Make the most of the opportunity by creating a list of questions you want to answer upfront. Think through how the information will supplement what you already know about your customer while avoiding selection bias. Leave room for being surprised. Because if something surprises you, chances are it’ll make an impression on those you share it with too. Use all of it to build a compelling persona your stakeholders can’t help but empathize with.
Use every opportunity to test and tweak your words
Stand-up comics are excellent storytellers who embody this idea of experimenting with their words. They carefully consider word choice and word order and then test their material in front of a live audience. If their joke doesn’t land, they revise. Product marketers can benefit a lot from this practice.
How this relates to product marketing
Because product marketers are in such cross-functional roles, there will always be opportunities to refine how you present your launch plan. Learning how to confidently convey your ideas will get you far as a product marketer. Just as you formulate crisp product positioning statements, challenge yourself to describe your launch strategy in one sentence. Practice this on team members first before bringing it into larger forums. If you feel uncertain about your strategy, it will come across in how you present it and cause unnecessary confusion later on.

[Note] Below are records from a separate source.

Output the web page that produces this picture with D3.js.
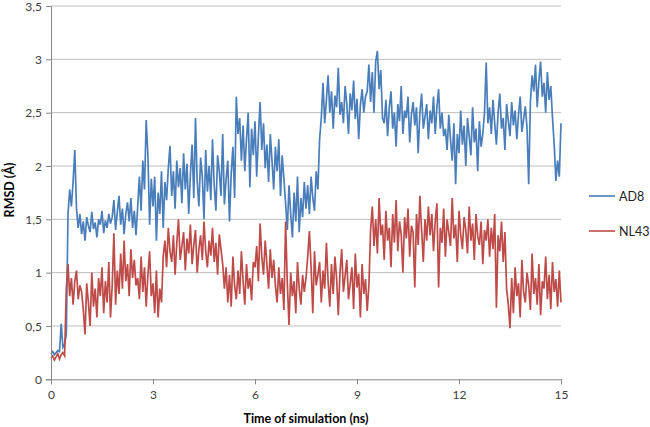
<!DOCTYPE html>
<html>
<head>
<meta charset="utf-8">
<script src="https://cdn.jsdelivr.net/npm/d3@7"></script>
<style>
  body { margin: 0; background: #fff; }
  svg { display: block; font-family: Lato, "Open Sans", sans-serif; }
</style>
</head>
<body>
<svg id="chart" width="650" height="427"></svg>
<script>
// Time step of the samples (ns) and axis ticks
const timeStep = 0.05;
const xTicks = [0, 3, 6, 9, 12, 15];
const yTicks = [0, 0.5, 1, 1.5, 2, 2.5, 3, 3.5];
const seriesNames = ["AD8", "NL43"];

// RMSD (Å) for AD8, one value every 0.05 ns from 0 to 15 ns
const ad8 = [
  0.24,0.26,0.23,0.25,0.27,0.26,0.52,0.30,0.33,0.42,
  1.55,1.78,1.62,1.85,2.15,1.60,
  1.42,1.55,1.36,1.48,1.30,1.52,1.44,1.38,1.57,1.41,1.47,1.33,1.50,1.45,1.58,1.37,1.49,1.42,1.55,1.46,
  1.52,1.68,1.40,1.57,1.72,1.45,1.60,1.36,1.55,1.66,1.48,1.70,1.42,1.58,
  1.35,1.62,1.90,1.58,2.05,1.78,2.43,2.10,
  1.45,1.88,1.62,1.90,
  1.30,1.75,1.55,1.95,1.42,1.85,1.68,1.98,
  2.19,1.72,1.95,1.60,2.05,1.80,
  1.98,1.65,2.12,1.78,2.02,1.55,1.92,2.20,1.70,2.45,1.85,1.62,2.08,1.90,1.50,2.15,1.76,2.00,1.68,2.25,1.82,1.58,2.10,1.95,1.72,2.30,1.64,1.88,2.05,1.48,1.93,2.18,1.70,
  2.65,2.30,2.45,2.05,2.38,1.95,2.25,2.50,1.80,2.35,2.10,2.42,1.90,2.28,2.60,2.15,2.40,1.98,
  2.20,1.85,2.30,2.05,1.78,2.18,1.95,2.25,1.72,2.10,1.88,
  1.65,1.40,1.82,1.55,1.33,1.75,1.48,1.90,1.38,1.70,1.52,1.85,
  1.60,1.82,1.55,1.90,1.70,1.58,1.95,1.78,2.25,
  2.45,2.78,2.40,2.62,2.85,2.50,2.70,2.35,2.66,2.55,2.92,2.48,2.60,2.40,2.75,2.58,2.30,2.68,2.52,2.80,2.44,2.63,2.25,2.57,2.72,2.50,2.65,
  2.70,2.95,2.60,2.88,2.50,2.98,3.08,2.72,2.90,2.45,
  2.40,2.62,2.28,2.55,2.70,2.35,2.50,2.18,2.58,2.42,2.75,2.30,2.52,2.45,2.65,2.22,2.48,2.60,2.38,2.55,2.12,2.50,2.68,2.35,2.46,2.58,2.25,2.52,
  2.40,2.65,2.30,2.55,2.72,2.35,2.50,2.28,
  2.35,2.15,2.48,2.25,2.05,2.40,1.83,2.30,2.12,2.52,2.20,2.38,2.00,2.45,2.28,2.10,2.55,2.22,2.35,1.95,2.42,2.18,2.30,2.50,
  2.97,2.40,
  2.55,2.30,2.62,2.40,2.20,2.50,2.68,2.35,2.45,2.15,2.58,2.42,2.28,2.60,2.38,2.52,2.25,2.48,2.65,2.32,2.44,2.56,2.36,
  1.83,
  2.60,2.85,2.70,2.95,2.55,2.80,2.98,2.65,2.78,2.50,2.88,2.62,2.75,2.45,
  2.20,1.86,2.05,1.90,2.40
];

// RMSD (Å) for NL43, one value every 0.05 ns from 0 to 15 ns
const nl43 = [
  0.20,0.22,0.18,0.21,0.24,0.19,0.23,0.25,0.22,
  0.85,
  1.08,0.78,0.95,0.70,0.92,1.02,0.75,0.88,
  0.82,0.65,0.42,0.90,0.72,0.50,1.00,0.68,0.85,0.58,0.95,
  0.78,1.05,0.62,0.92,0.72,1.10,0.58,0.88,1.37,0.70,1.02,0.80,
  1.18,0.85,1.30,0.92,1.08,0.78,1.22,0.95,1.12,0.88,
  0.95,0.75,1.15,0.82,1.05,0.68,0.98,1.20,0.78,0.90,0.62,1.02,0.58,0.85,0.72,
  1.15,1.30,1.05,1.42,1.20,1.10,1.35,0.98,1.28,1.50,1.12,1.25,1.38,1.02,1.32,1.18,1.45,1.08,1.26,1.40,1.00,1.22,1.35,1.12,1.48,1.20,1.05,1.30,1.16,1.42,1.10,1.28,0.98,1.36,1.22,1.08,
  0.85,1.05,0.72,0.98,0.68,1.15,0.88,0.75,1.02,0.80,1.20,0.92,0.70,1.08,0.85,0.95,0.74,1.10,
  1.05,1.25,0.92,1.46,1.15,0.98,1.30,1.08,0.85,1.22,0.95,1.12,
  0.88,0.72,1.05,0.80,0.95,0.65,1.48,0.90,0.51,1.00,0.78,0.92,0.62,1.10,0.85,0.70,0.98,0.82,
  0.95,1.15,1.39,1.05,0.62,1.20,0.88,0.98,1.10,0.72,1.02,0.85,1.28,0.92,0.68,1.08,0.80,1.15,0.95,0.60,1.00,1.22,0.82,0.97,1.12,0.75,0.90,1.05,0.66,1.18,0.86,0.99,0.58,1.08,0.80,0.94,0.64,0.88,
  1.40,1.62,1.25,1.50,1.18,1.70,1.35,1.45,1.12,1.58,1.30,1.42,1.05,1.55,1.28,1.68,1.20,1.48,1.36,1.00,1.52,1.32,1.60,1.15,1.44,1.38,0.86,1.55,1.26,1.72,1.40,1.10,1.50,1.30,1.62,
  1.35,1.55,1.20,1.48,1.65,0.86,1.42,1.28,1.60,1.15,1.50,1.38,1.25,1.70,1.32,1.45,1.10,1.58,1.36,1.22,1.52,1.40,1.18,1.62,1.30,1.46,1.12,1.55,1.34,1.26,1.48,1.08,1.40,
  1.30,1.50,1.15,1.42,1.22,1.55,0.67,1.35,1.20,1.48,1.10,1.38,
  0.85,0.70,0.48,0.95,0.62,1.05,0.78,0.90,0.58,1.12,0.82,0.72,1.00,0.88,0.65,1.18,0.80,0.95,0.70,1.08,0.60,0.92,0.85,1.15,0.75,0.98,0.66,1.10,0.82,0.94,0.68,1.02,0.72
];

const colors = ["#4A7EBB", "#BE4B48"];
const fmt = d => String(d).replace(".", ",");

const svg = d3.select("#chart");
const plotLeft = 51, plotRight = 561, plotTop = 6, plotBottom = 379.3;

const x = d3.scaleLinear().domain([0, 15]).range([plotLeft, plotRight]);
const y = d3.scaleLinear().domain([0, 3.5]).range([plotBottom, plotTop]);

// gridlines
svg.append("g")
  .selectAll("line")
  .data(yTicks.filter(d => d > 0))
  .join("line")
  .attr("x1", plotLeft).attr("x2", plotRight)
  .attr("y1", d => y(d)).attr("y2", d => y(d))
  .attr("stroke", "#BEBEBE").attr("stroke-width", 1);

// lines
const line = d3.line()
  .x((d, i) => x(i * timeStep))
  .y(d => y(d));

[ad8, nl43].forEach((s, k) => {
  svg.append("path")
    .datum(s)
    .attr("fill", "none")
    .attr("stroke", colors[k])
    .attr("stroke-width", 1.7)
    .attr("stroke-linejoin", "miter")
    .attr("d", line);
});

// axes
const yAxis = d3.axisLeft(y).tickValues(yTicks).tickFormat(fmt).tickSize(5).tickPadding(4);
const xAxis = d3.axisBottom(x).tickValues(xTicks).tickFormat(fmt).tickSize(5).tickPadding(6);

const gy = svg.append("g").attr("transform", `translate(${plotLeft},0)`).call(yAxis);
const gx = svg.append("g").attr("transform", `translate(0,${plotBottom})`).call(xAxis);

[gx, gy].forEach(g => {
  g.select(".domain").attr("stroke", "#888");
  g.selectAll(".tick line").attr("stroke", "#888");
  g.selectAll(".tick text").attr("fill", "#404040").style("font-size", "12px")
    .style("font-family", "Lato, 'Open Sans', sans-serif");
});
gy.selectAll(".tick text").attr("dy", "0.36em");

// axis titles
svg.append("text")
  .attr("x", (plotLeft + plotRight) / 2).attr("y", 423)
  .attr("text-anchor", "middle")
  .attr("font-weight", "bold").attr("font-size", 12.5).attr("fill", "#000")
  .text("Time of simulation (ns)");

svg.append("text")
  .attr("transform", "translate(14,190) rotate(-90)")
  .attr("text-anchor", "middle")
  .attr("font-weight", "bold").attr("font-size", 12.5).attr("fill", "#000")
  .text("RMSD (Å)");

// legend
const legend = svg.append("g");
seriesNames.forEach((name, k) => {
  const ly = 196 + k * 35;
  legend.append("line")
    .attr("x1", 589).attr("x2", 615).attr("y1", ly).attr("y2", ly)
    .attr("stroke", colors[k]).attr("stroke-width", 1.6);
  legend.append("text")
    .attr("x", 619).attr("y", ly + 4.5)
    .attr("font-size", 12.5).attr("fill", "#222")
    .text(name);
});
</script>
</body>
</html>
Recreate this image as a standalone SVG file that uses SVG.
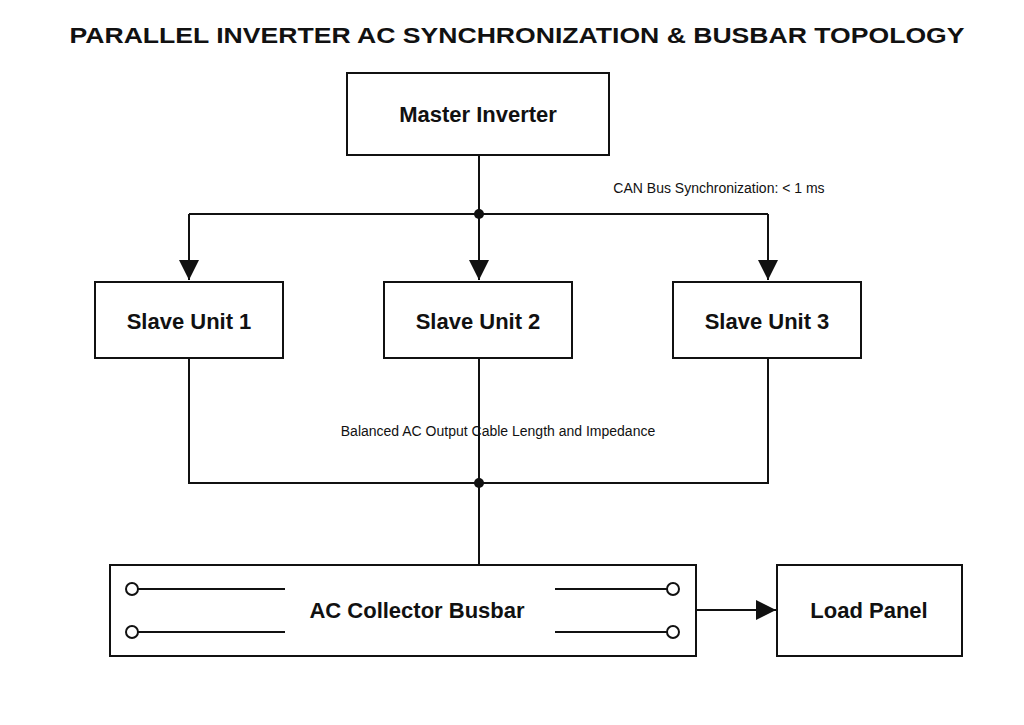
<svg xmlns="http://www.w3.org/2000/svg" width="1024" height="725" viewBox="0 0 1024 725">
<style>
.box{fill:#fff;stroke:#111;stroke-width:2}
.ln{fill:none;stroke:#111;stroke-width:2}
.t{font-family:"Liberation Sans",Arial,sans-serif;font-size:22px;font-weight:bold;fill:#111;text-anchor:middle}
.s{font-family:"Liberation Sans",Arial,sans-serif;font-size:14px;fill:#111;text-anchor:middle}
.ter{fill:#fff;stroke:#111;stroke-width:2}
</style>
<defs><marker id="b" markerWidth="20" markerHeight="20" refX="20" refY="10" orient="auto" markerUnits="userSpaceOnUse" viewBox="0 0 20 20"><path d="M0,0L20,10L0,20z" fill="#111"/></marker></defs>
<rect width="1024" height="725" fill="#fff"/>
<text x="517" y="43" class="t" font-size="27" textLength="895" lengthAdjust="spacingAndGlyphs">PARALLEL INVERTER AC SYNCHRONIZATION &amp; BUSBAR TOPOLOGY</text>
<g id="connectors">
<path class="ln" d="M479,155V214"/>
<path class="ln" d="M189,214H768"/>
<path class="ln" d="M189,214V280" marker-end="url(#b)"/>
<path class="ln" d="M479,214V280" marker-end="url(#b)"/>
<path class="ln" d="M768,214V280" marker-end="url(#b)"/>
<circle cx="479" cy="214" r="5" fill="#111"/>
<path class="ln" d="M189,358V483H768V358"/>
<path class="ln" d="M479,358V565"/>
<circle cx="479" cy="483" r="5" fill="#111"/>
<path class="ln" d="M696,610H776" marker-end="url(#b)"/>
<text x="719" y="193" class="s">CAN Bus Synchronization: &lt; 1 ms</text>
<text x="498" y="436" class="s">Balanced AC Output Cable Length and Impedance</text>
</g>
<g id="master"><rect class="box" x="347" y="73" width="262" height="82"/><text x="478" y="122" class="t">Master Inverter</text></g>
<g id="slave1"><rect class="box" x="95" y="282" width="188" height="76"/><text x="189" y="329" class="t">Slave Unit 1</text></g>
<g id="slave2"><rect class="box" x="384" y="282" width="188" height="76"/><text x="478" y="329" class="t">Slave Unit 2</text></g>
<g id="slave3"><rect class="box" x="673" y="282" width="188" height="76"/><text x="767" y="329" class="t">Slave Unit 3</text></g>
<g id="busbar"><rect class="box" x="110" y="565" width="586" height="91"/>
<path class="ln" d="M138,589H285M138,632H285M555,589H667M555,632H667"/>
<circle class="ter" cx="132" cy="589" r="6"/><circle class="ter" cx="132" cy="632" r="6"/>
<circle class="ter" cx="673" cy="589" r="6"/><circle class="ter" cx="673" cy="632" r="6"/>
<text x="417" y="618" class="t">AC Collector Busbar</text></g>
<g id="load"><rect class="box" x="777" y="565" width="185" height="91"/><text x="869" y="618" class="t">Load Panel</text></g>
</svg>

Casual interactions with colleagues are also excellent opportunities to test your product positioning. One question that works well is simply asking, “how would you describe this product to a friend?” The goal is to capture an understanding of the product in plain speech without the bloated jargon that messaging templates often introduce. Start this process early, look for themes, refine, and then test with actual customers.
Once your strategy, messaging/positioning, and personas are in a good place, socialize them internally, and don’t be afraid to be a broken record. Make use of company-wide meetings, internal newsletters, and high-visibility presentations to share widely. Using all these strategies to get everyone aligned and telling the same story ensures a smoother launch later on.